Friday, June 23, 2017

Income Investing: Only for Goldilocks

Yep, I'm pretty prolific right now.  I just realized I'll write 200% more entries this afternoon than I did all of last year.  Full context -- I'm proctoring a final exam, so I:

a) am stuck in place; and
b) have some time to write.

Something I've mentioned here and there on this blog is income investing.  Each time, I probably included some sort of disclaimer that I wouldn't turn this blog into some stock-hawking site (and trust me, I won't).

However, I will say a little bit here about income investing, and why it suits certain investors' temperaments.

First, income investing is about buying and holding securities that generate cash flows to the investor. Those could be REITs, BDCs, closed-end bond funds, or just good old-fashioned companies that pay dividends back to shareholders each quarter.  It doesn't require any special sort of talent or skill, and it's certainly not very time-intensive.  However, it does require a lot of patience.  Anyone can model returns on a spreadsheet and show you how well someone would've done over the past 20 years buying, holding, reinvesting, and periodically adding to a position of a JNJ or an MMM.  However, people are often their own worst enemy -- they want some fast action, so they sell their shares when the value moves up a bit to realize a profit, or they panic and cut bait after a drop in value.

I'm not going to say that either of those approaches is necessarily "wrong" by the way -- just that it's not my style.

Just as Goldilocks rejected one type of porridge for being too hot, and another for being too cold, before settling on the 'just right' bowl, I see a parallel with income investing.

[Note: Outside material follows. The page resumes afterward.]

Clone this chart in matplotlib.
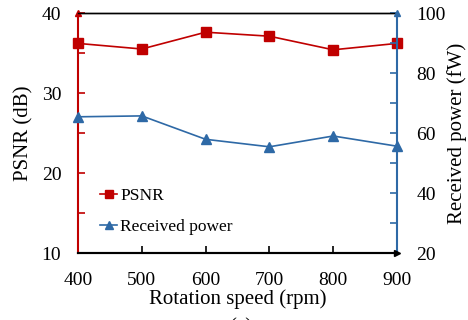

  • Investors are who 'too smart' will always reject it.  They are into something way better.  Sometimes they'll even insult income investing (must be pretty miserable for some dinosaur company that can't do anything better with its cash than give it away to shareholders, eh?), and sometimes they'll just dismiss it without being insulting. They have some hot tip about an IPO, or they have some "can't fail" strategy that involves shorting or day-trading some triple-leverage crude oil fund, or S&P futures.  If that's you? Power to ya.  I personally couldn't care less.  Go for it.  You do you.  But I also know I've never met a single person who lives off of their "short the VIX here" and "buy the out-of-the-money crude futures there" strategy, or some crazy options thing that's "just common sense, really" and involves the names of exotic birds.  NOT A SINGLE ONE.  But if you listen to someone tells you how obvious it is that anyone can just print money by executing some quick trading strategy, you should then ask that person why he's still working.  Instant buzzkill, guaranteed. 
  • People who are too skeptical will always reject it.  You could show someone that aforementioned JNJ/MMM data, or similar data about other "Dividend Aristocrat" stocks, and you might be met with "yeah, but isn't the stock market rigged so a bunch of white guys in the Hamptons can buy boats?"  My answer to that would be something like this: "I have no idea, but even if it were, how would that invalidate the data that's right in front of your nose?"  Answer: it wouldn't. Many others think that work is only 'work' when it involves grunting and sweating, and that any money earned otherwise is somehow stolen or just plain illegitimate.  If that's how someone thinks, I won't make it my job to convince them otherwise.  
Other types of people are 'just right' for income investing -- people who don't mind a little boredom, people with some patience, and people who don't think they can out-time or outsmart the market.

Every now and then, you might catch those news stories about a retired custodian or librarian somewhere who managed to squirrel away an $8 million nest egg, often without even telling anyone (it's the family that discovers it after the person dies, or it's the building or charity in some small town that unexpectedly gets a massive donation).  When you dig past the headline to see what that person did, I can guarantee you that it wasn't some "short the VIX" crock of horseshit -- it was buying and holding Dividend Aristocrats.  

Unlike the Gordon Gekko fast-talkers who ooze condescension when they think they've lost you in their complicated options strategy, lots of income investors walk the walk.